Советское издание Кюстина снабжено примечанием, объясняющим характер произведенных купюр: сокращены, мол, только абстрактные философические рассуждения автора, потерявшие в наше время даже исторический интерес. Можно отчасти согласиться с тем, что многие из подобных рассуждений Кюстина не относятся непосредственно к теме книги; но это не значит, что они не имеют отношения к автору, а книга — это автор в большей степени, чем предмет. Поняв автора, мы поймем и книгу, и ее отношение к реальности, в ней описываемой (или маскируемой).

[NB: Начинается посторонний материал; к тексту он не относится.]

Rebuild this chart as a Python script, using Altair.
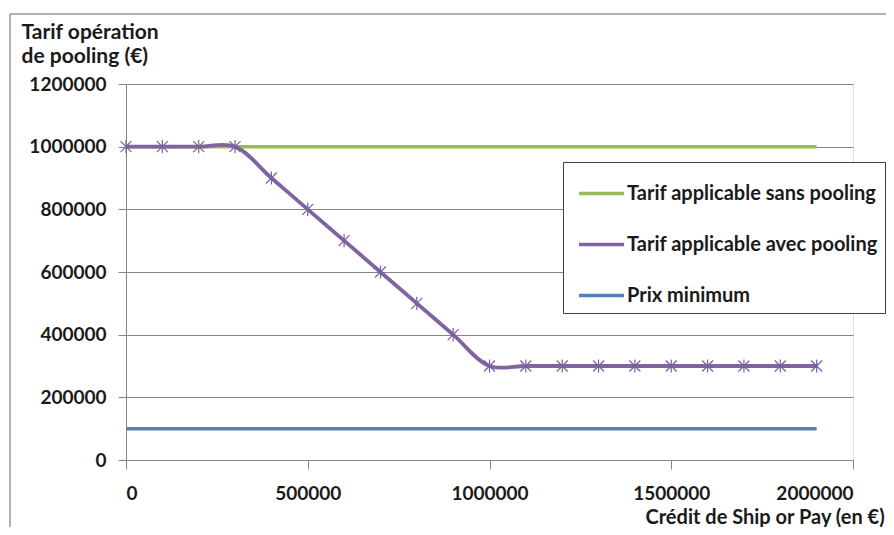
import altair as alt
import pandas as pd

x_vals = [0, 100000, 200000, 300000, 400000, 500000, 600000, 700000, 800000, 900000,
          1000000, 1100000, 1200000, 1300000, 1400000, 1500000, 1600000, 1700000, 1800000, 1900000]
sans_pooling = [1000000, 1000000, 1000000, 1000000, 1000000, 1000000, 1000000,
                1000000, 1000000, 1000000, 1000000, 1000000, 1000000, 1000000, 1000000,
                1000000, 1000000, 1000000, 1000000, 1000000]
avec_pooling = [1000000, 1000000, 1000000, 1000000, 900000, 800000, 700000, 600000, 500000,
                400000, 300000, 300000, 300000, 300000, 300000, 300000, 300000, 300000,
                300000, 300000]
prix_minimum = [100000, 100000, 100000, 100000, 100000, 100000, 100000, 100000, 100000, 100000,
                100000, 100000, 100000, 100000, 100000, 100000, 100000, 100000, 100000, 100000]

series_names = ["Tarif applicable sans pooling", "Tarif applicable avec pooling", "Prix minimum"]
series_colors = ["#9BBB59", "#8064A2", "#4F81BD"]
y_ticks = [0, 200000, 400000, 600000, 800000, 1000000, 1200000]
x_ticks = [0, 500000, 1000000, 1500000, 2000000]

rows = []
for name, vals in [(series_names[0], sans_pooling), (series_names[2], prix_minimum),
                   (series_names[1], avec_pooling)]:
    for xv, yv in zip(x_vals, vals):
        rows.append({"x": xv, "y": yv, "serie": name})
df = pd.DataFrame(rows)

FONT = "Lato"
TXT = "#1a1a1a"

color = alt.Color(
    "serie:N",
    scale=alt.Scale(domain=series_names, range=series_colors),
    legend=alt.Legend(
        title=None, orient="none", legendX=437, legendY=78,
        fillColor="white", strokeColor="#404040", padding=7,
        symbolType="stroke", symbolSize=2025, symbolStrokeWidth=3.5,
        symbolOffset=7, labelOffset=1, rowPadding=16,
        labelFont=FONT, labelFontSize=20, labelFontWeight="bold",
        labelColor=TXT, labelLimit=400,
    ),
)

x_enc = alt.X(
    "x:Q",
    scale=alt.Scale(domain=[0, 2000000], nice=False),
    axis=alt.Axis(
        values=x_ticks, format="d", title="Crédit de Ship or Pay (en €)",
        grid=False, domainColor="#868686", tickColor="#868686", tickSize=9,
        labelPadding=15, labelFont=FONT, labelFontSize=19, labelFontWeight="bold",
        labelColor=TXT, titleFont=FONT, titleFontSize=20, titleFontWeight="bold",
        titleColor=TXT, titleAnchor="start", titleAlign="left", titleX=519,
        titleY=63, titleBaseline="alphabetic",
    ),
)
y_enc = alt.Y(
    "y:Q",
    scale=alt.Scale(domain=[0, 1200000], nice=False),
    axis=alt.Axis(
        values=y_ticks, format="d",
        title=["Tarif opération", "\u2002de pooling (€)"],
        grid=True, gridColor="#868686", gridWidth=1, domainColor="#868686",
        tickColor="#868686", tickSize=8, labelPadding=12, labelFont=FONT,
        labelFontSize=19, labelFontWeight="bold", labelColor=TXT,
        titleFont=FONT, titleFontSize=21, titleFontWeight="bold", titleColor=TXT,
        titleAngle=0, titleAlign="left", titleBaseline="alphabetic", titleX=-105,
        titleY=-46, titleLineHeight=24,
    ),
)

base = alt.Chart(df)

flat = base.transform_filter(alt.datum.serie != series_names[1]).mark_line(
    strokeWidth=3.5
).encode(x=x_enc, y=y_enc, color=color)

purple = base.transform_filter(alt.datum.serie == series_names[1]).mark_line(
    strokeWidth=3.8, interpolate="catmull-rom"
).encode(x=x_enc, y=y_enc, color=color)

star = "M-1,-1L1,1M-1,1L1,-1M0,-1.2L0,1.2"
pts = base.transform_filter(alt.datum.serie == series_names[1]).mark_point(
    shape=star, size=120, filled=False, strokeWidth=1.2, color="#7a5fa0", opacity=1
).encode(x=x_enc, y=y_enc)

border = alt.Chart(pd.DataFrame({"a": [0]})).mark_rect(
    fill=None, stroke="#9a9a9a", strokeWidth=1.5, clip=False
).encode(
    x=alt.value(-116), x2=alt.value(900), y=alt.value(-70), y2=alt.value(700)
)

chart = alt.layer(border, flat, purple, pts).properties(
    width=727, height=376,
    autosize=alt.AutoSizeParams(type="none"),
    padding={"left": 118, "top": 76, "right": 33, "bottom": 67},
).configure_view(stroke=None).configure(background="white")

chart.save("out.html", embed_options={"renderer": "svg", "actions": False})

Но сокращение текста — свидетельство не только неумелости редакторов, не понимающих, где надо искать центр книги (в чем, повторяю, я не виню опытных профессионалов Гессена и Предтеченского), — но и сознательного искажения и обмана. Ведь выброшено немало относящегося именно к предмету книги — России, русским и особенно императору Николаю I.
Не хочется лишний раз цитировать из Кюстина общеизвестное: что русские лживый, неискренний, фальшивый народ, не способный к самостоятельной творческой работе (как раз только к такой и способны, что и есть в действительности главный порок русских: русский не будет работать, если ему «не интересно»), что это лукавые рабы, обоготворяющие власть и властителей как божественное установление (что во многом и верно), и что император Николай — центр всей этой системы всеобщей лжи и самообмана: «империи фасадов и каталогов». Дело не в степени правдивости или лживости всех этих и подобных высказываний Кюстина (многие, повторяю, верны); дело в том, что наряду с такого рода суждениями в книге наличествуют и прямо противоположные, и они-то как раз и выброшены из советского издания.
Привожу соответствующие примеры:
«Вопреки печальной картине, мною нарисованной, есть три вещи в России, которые стоят тягот путешествия, — два неодушевленных предмета и один человек. Это Нева в белые ночи, Кремль при лунном свете — и император Николай». (3, 325; сейчас это напечатано в публикации 37-й главы Кюстина журналом «Иностранная литература», № 7, 1991)
«…нет монарха, более пригодного к своей тягостной миссии, чем император Николай, наделенный твердостью, талантом и доброй волей… Несомненно, история скажет о нем: этот человек был великим государем». (3, 155).
«Когда я приблизился к императору и разглядел его благородную красоту, я восхитился им как чудом. Подобного ему человека редко увидишь где-либо, тем более на троне. Я счастлив жить в одно время с этим самородком…»(2, 214).
И тот же автор пишет о том же человеке:
«Если всемогущество реально, то император России — фикция. Он давно бы уже помиловал преступника (речь идет о декабристе Трубецком. — Б. П.),будь он так велик, как хочет казаться; но милосердие, помимо того, что оно чуждо ему по самой его природе, кажется ему слабостью, принижающей достоинство монарха. Привыкший измерять силу своей власти страхом, им внушаемым, он считает благоволение нарушением самого кодекса политической морали.
Со своей стороны, я сужу о власти человека над другими по тому, как он властвует собой, и я не могу поверить в твердость власти, если она не осмеливается миловать. Император Николай осмеливается только казнить» (2, 220).